Example 3: Teaching with Tablets (TWT) MOOC
A 7 week structured programme of browsing and eTivities (See www.gillysalmon.com/e-tivities.html) hosted in Blackboard Open Education together with a G+ community (bit.ly/GplusTWT16)
Based on six themes from a book: Exploring apps, Manipulating Media,Visible Learning, Technology Outdoors, Digital Storytelling,Talk and Collaboration.
Pedagogy
The first MOOCs (Stacey, 2014), now termed cMOOCs, used a social constructivist pedagogy where participants developed a shared understanding of the topic simultaneously with forming a community of practice around the subject, but these MOOCs are sometimes considered too open-ended and wooly (Nkuyubwatsi, 2013). Other MOOCs, termed xMOOCs, have adopted a much more didactic approach where students read or watch pre-prepared material and complete automatically-marked exercises.
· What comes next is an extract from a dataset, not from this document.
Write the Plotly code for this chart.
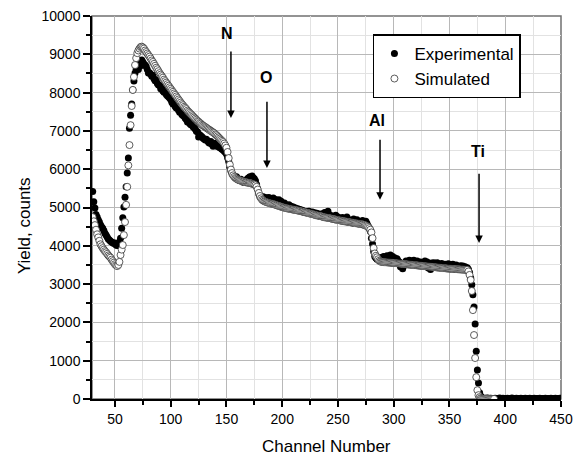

Predictably, xMOOCs have sometimes been criticised for being too directive.
There is a range of pedagogic approaches between these two extremes and there is potential to adopt a nuanced design that navigates these poles in a way that is appropriate for the audience and subject (Conole, 2013). Again, the pedagogic approach taken in a MOOC will have a significant on the design of the course.
Much of the content for this MOOC was drawn from the book Teaching with Tablets (Caldwell & Bird, 2014) and was intended to allow practising educators to translate current theory into classroom practice. The MOOC was an extension of that idea, with the intent to develop a community of practitioners sharing and learning from each other's practice.
The MOOC used an innovative, hybridised design that combined features of both x- and cMOOCs in a ‘structured connectivism’ approach that sought to harness the acknowledged power of learning in social settings with the power of a structured design. Online synchronous interactions were combined with asynchronous interactions, and participants were encouraged to collaborate and share examples of their developing practice in an online community space.
(Smith, Caldwell and Richards, 2016).